> _WHAT IS REQUIRED_
All of the material should be reproduced exactly, with pictures left out.

> _DATASET EXCERPT_

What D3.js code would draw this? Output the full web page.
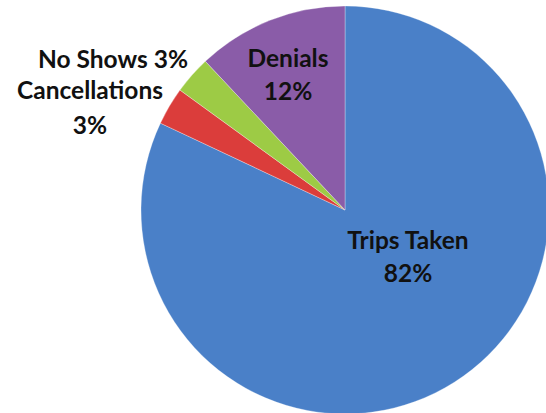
<!DOCTYPE html>
<html><head><meta charset="utf-8">
<script src="https://cdn.jsdelivr.net/npm/d3@7"></script>
<style>html,body{margin:0;padding:0;background:#fff;overflow:hidden}</style>
</head><body><svg id="c" width="546" height="413"></svg>
<script>
const categories = ["Trips Taken", "Cancellations", "No Shows", "Denials"];
const values = [82, 3, 3, 12];
const colors = ["#4a80c8", "#db3d3b", "#9dcb45", "#8a5ca8"];

const svg = d3.select("#c");
const cx = 345, cy = 210, r = 204;
const g = svg.append("g").attr("transform", `translate(${cx},${cy})`);
const pie = d3.pie().sort(null).value(d => d.v);
const data = categories.map((c, i) => ({c, v: values[i], col: colors[i]}));
const arcs = pie(data);
const arc = d3.arc().innerRadius(0).outerRadius(r);
g.selectAll("path").data(arcs).enter().append("path")
  .attr("d", arc).attr("fill", d => d.data.col)
  .attr("stroke", "#ffffff").attr("stroke-width", 0.6).attr("stroke-opacity", 0.5);

const font = "Lato, 'Open Sans', sans-serif";
function label(lines, x, y0, anchor, dy) {
  const t = svg.append("text").attr("font-family", font).attr("font-weight", "bold")
    .attr("font-size", 24.5).attr("fill", "#111").attr("text-anchor", anchor);
  lines.forEach((l, i) => t.append("tspan").attr("x", x).attr("y", y0 + i * dy).text(l));
}
label([categories[3], values[3] + "%"], 288, 67, "middle", 33);
label([categories[0], values[0] + "%"], 408, 249, "middle", 33);
label([categories[2] + " " + values[2] + "%"], 188, 68, "end", 0);
label([categories[1], values[1] + "%"], 90, 99, "middle", 35);
</script></body></html>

> _TASK RESULT_
What D3.js code would draw this? Output the full web page.
<!DOCTYPE html>
<html><head><meta charset="utf-8">
<script src="https://cdn.jsdelivr.net/npm/d3@7"></script>
<style>html,body{margin:0;padding:0;background:#fff;overflow:hidden}</style>
</head><body><svg id="c" width="546" height="413"></svg>
<script>
const categories = ["Trips Taken", "Cancellations", "No Shows", "Denials"];
const values = [82, 3, 3, 12];
const colors = ["#4a80c8", "#db3d3b", "#9dcb45", "#8a5ca8"];

const svg = d3.select("#c");
const cx = 345, cy = 210, r = 204;
const g = svg.append("g").attr("transform", `translate(${cx},${cy})`);
const pie = d3.pie().sort(null).value(d => d.v);
const data = categories.map((c, i) => ({c, v: values[i], col: colors[i]}));
const arcs = pie(data);
const arc = d3.arc().innerRadius(0).outerRadius(r);
g.selectAll("path").data(arcs).enter().append("path")
  .attr("d", arc).attr("fill", d => d.data.col)
  .attr("stroke", "#ffffff").attr("stroke-width", 0.6).attr("stroke-opacity", 0.5);

const font = "Lato, 'Open Sans', sans-serif";
function label(lines, x, y0, anchor, dy) {
  const t = svg.append("text").attr("font-family", font).attr("font-weight", "bold")
    .attr("font-size", 24.5).attr("fill", "#111").attr("text-anchor", anchor);
  lines.forEach((l, i) => t.append("tspan").attr("x", x).attr("y", y0 + i * dy).text(l));
}
label([categories[3], values[3] + "%"], 288, 67, "middle", 33);
label([categories[0], values[0] + "%"], 408, 249, "middle", 33);
label([categories[2] + " " + values[2] + "%"], 188, 68, "end", 0);
label([categories[1], values[1] + "%"], 90, 99, "middle", 35);
</script></body></html>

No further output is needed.